- Directive -
Leave out the pictures, and retype only the lines from the beginning of the material through the line that contains "from matplotlib.patches import", including both.

[Items from a dataset]
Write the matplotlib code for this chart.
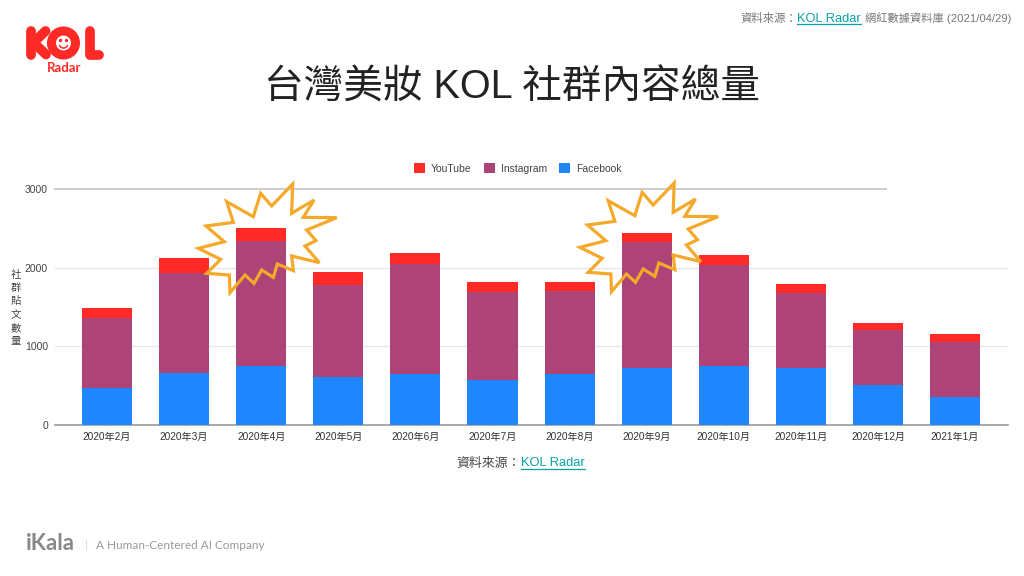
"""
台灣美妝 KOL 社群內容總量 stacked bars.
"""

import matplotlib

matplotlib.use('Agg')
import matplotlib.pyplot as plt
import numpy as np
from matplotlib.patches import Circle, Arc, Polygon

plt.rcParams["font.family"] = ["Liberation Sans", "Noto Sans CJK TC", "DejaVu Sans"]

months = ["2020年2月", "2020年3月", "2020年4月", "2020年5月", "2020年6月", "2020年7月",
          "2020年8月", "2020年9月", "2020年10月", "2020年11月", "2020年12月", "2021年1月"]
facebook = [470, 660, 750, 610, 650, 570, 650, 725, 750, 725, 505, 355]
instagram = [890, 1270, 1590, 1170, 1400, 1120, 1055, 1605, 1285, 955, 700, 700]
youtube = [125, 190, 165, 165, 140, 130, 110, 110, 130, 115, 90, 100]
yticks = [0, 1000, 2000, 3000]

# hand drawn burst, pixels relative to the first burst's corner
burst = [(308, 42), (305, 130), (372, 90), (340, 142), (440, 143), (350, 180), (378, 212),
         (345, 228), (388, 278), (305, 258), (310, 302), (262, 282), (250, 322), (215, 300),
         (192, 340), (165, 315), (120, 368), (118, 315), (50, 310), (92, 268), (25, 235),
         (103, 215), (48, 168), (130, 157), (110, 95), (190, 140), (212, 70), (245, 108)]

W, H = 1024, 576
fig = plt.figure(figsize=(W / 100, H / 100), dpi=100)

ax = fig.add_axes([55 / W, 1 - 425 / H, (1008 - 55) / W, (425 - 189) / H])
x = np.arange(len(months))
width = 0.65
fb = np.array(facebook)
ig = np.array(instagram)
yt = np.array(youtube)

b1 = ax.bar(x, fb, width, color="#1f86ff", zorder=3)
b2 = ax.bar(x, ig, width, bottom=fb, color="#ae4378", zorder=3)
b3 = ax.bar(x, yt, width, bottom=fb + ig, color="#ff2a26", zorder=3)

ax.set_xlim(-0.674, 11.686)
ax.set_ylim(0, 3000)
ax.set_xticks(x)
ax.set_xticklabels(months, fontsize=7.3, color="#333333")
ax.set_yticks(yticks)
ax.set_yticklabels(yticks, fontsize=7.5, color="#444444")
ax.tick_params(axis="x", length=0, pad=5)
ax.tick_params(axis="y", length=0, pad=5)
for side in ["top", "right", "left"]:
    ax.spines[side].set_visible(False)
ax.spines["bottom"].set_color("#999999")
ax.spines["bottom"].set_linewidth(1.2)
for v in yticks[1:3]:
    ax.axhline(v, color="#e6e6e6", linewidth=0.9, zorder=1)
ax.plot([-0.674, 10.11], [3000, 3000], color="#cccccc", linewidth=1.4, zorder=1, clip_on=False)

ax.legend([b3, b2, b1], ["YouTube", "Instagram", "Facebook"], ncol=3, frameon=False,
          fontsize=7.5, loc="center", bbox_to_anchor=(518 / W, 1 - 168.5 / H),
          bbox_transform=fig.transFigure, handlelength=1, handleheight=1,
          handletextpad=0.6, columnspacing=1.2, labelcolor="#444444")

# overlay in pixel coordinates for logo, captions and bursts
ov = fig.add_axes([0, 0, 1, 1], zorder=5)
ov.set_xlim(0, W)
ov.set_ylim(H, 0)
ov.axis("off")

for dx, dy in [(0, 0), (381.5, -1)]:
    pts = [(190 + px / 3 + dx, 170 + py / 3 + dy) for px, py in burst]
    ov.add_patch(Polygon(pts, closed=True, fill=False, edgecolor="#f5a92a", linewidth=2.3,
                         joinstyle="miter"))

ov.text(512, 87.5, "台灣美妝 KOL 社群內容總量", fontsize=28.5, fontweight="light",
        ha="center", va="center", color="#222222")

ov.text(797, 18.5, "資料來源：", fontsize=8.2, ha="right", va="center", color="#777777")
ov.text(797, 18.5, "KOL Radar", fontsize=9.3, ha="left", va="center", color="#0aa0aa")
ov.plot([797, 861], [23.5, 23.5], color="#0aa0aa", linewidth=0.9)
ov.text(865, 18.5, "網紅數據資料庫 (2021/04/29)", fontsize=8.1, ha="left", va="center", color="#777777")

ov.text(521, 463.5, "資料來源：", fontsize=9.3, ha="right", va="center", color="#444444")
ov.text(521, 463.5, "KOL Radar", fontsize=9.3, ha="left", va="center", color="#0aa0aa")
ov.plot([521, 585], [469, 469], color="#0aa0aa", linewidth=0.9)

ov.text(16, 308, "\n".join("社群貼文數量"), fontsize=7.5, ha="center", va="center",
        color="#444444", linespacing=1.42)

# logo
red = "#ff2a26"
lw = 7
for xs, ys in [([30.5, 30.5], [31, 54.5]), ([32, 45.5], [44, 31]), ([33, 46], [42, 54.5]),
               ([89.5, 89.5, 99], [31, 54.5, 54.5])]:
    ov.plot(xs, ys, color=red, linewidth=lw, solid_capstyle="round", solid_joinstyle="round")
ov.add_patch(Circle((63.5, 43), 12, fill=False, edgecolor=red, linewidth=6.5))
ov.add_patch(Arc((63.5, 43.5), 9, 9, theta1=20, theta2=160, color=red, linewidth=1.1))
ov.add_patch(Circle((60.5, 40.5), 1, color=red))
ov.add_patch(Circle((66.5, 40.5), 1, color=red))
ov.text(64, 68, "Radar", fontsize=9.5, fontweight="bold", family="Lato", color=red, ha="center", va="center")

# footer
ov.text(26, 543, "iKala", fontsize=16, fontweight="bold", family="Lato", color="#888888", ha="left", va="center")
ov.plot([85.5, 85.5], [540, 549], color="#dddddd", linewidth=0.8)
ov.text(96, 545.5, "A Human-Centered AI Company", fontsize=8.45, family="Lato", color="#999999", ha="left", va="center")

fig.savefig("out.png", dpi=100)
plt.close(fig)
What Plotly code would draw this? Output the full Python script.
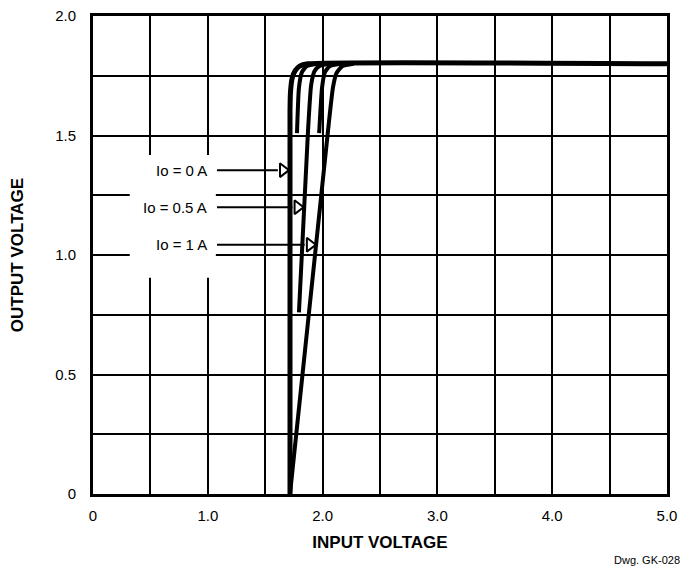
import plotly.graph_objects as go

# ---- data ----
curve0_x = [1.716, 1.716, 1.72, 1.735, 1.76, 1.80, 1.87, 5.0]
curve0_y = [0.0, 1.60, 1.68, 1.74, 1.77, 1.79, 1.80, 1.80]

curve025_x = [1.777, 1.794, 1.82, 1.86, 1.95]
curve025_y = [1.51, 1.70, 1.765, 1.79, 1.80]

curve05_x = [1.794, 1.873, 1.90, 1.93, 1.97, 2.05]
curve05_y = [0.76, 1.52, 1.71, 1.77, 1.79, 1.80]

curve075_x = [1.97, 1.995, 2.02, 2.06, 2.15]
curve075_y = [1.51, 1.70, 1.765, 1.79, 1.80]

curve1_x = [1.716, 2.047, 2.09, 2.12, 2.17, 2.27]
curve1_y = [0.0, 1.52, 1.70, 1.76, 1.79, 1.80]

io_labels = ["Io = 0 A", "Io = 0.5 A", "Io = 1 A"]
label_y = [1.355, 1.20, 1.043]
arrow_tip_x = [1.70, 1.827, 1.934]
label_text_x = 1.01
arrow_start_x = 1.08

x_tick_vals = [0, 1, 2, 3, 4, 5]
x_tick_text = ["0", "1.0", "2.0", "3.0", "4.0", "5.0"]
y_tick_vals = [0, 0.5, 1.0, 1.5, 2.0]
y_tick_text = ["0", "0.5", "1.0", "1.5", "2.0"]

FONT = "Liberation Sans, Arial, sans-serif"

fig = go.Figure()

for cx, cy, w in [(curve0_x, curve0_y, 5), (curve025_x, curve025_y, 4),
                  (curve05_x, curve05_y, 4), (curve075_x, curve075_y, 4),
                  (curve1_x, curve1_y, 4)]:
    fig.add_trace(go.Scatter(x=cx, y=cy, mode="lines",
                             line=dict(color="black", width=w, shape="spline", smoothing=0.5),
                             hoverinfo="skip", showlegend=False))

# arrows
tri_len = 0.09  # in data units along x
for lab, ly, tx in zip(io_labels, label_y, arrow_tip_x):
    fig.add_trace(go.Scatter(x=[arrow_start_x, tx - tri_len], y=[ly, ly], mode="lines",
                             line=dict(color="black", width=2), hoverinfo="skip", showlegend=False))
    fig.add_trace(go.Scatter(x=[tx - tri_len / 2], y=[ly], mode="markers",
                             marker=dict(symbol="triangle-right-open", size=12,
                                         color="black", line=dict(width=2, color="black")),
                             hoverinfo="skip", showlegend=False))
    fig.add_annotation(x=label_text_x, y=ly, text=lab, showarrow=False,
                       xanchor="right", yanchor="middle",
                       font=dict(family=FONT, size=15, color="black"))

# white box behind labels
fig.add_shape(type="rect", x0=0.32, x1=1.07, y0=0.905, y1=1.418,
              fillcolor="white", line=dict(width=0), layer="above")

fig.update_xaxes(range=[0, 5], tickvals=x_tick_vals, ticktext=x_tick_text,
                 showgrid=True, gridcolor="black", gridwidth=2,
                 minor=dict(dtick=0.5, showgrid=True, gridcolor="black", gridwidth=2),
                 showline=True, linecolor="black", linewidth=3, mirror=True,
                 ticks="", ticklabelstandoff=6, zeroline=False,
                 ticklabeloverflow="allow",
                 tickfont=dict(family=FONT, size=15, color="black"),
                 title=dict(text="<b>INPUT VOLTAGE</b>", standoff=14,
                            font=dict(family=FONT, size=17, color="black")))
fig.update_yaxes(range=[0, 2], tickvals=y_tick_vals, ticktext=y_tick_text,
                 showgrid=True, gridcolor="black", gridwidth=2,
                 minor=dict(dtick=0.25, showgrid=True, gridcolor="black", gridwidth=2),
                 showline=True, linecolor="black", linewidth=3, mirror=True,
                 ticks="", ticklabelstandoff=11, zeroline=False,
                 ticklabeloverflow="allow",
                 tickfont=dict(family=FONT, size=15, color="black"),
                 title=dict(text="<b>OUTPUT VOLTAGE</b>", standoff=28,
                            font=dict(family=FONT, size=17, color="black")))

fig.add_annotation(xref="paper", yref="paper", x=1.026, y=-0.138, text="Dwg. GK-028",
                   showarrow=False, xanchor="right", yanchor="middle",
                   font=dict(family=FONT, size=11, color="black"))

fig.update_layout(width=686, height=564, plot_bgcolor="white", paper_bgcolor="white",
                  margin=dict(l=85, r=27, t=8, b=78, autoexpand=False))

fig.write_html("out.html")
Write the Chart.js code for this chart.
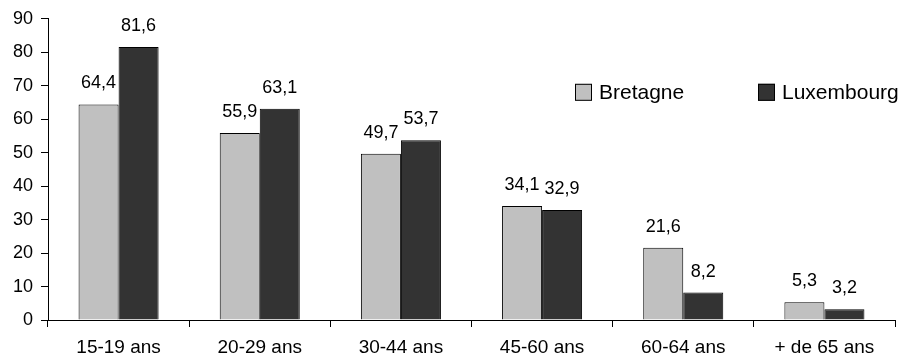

- Correct output -
Write the matplotlib code for this chart.
"""
台灣美妝 KOL 社群內容總量 stacked bars.
"""

import matplotlib

matplotlib.use('Agg')
import matplotlib.pyplot as plt
import numpy as np
from matplotlib.patches import Circle, Arc, Polygon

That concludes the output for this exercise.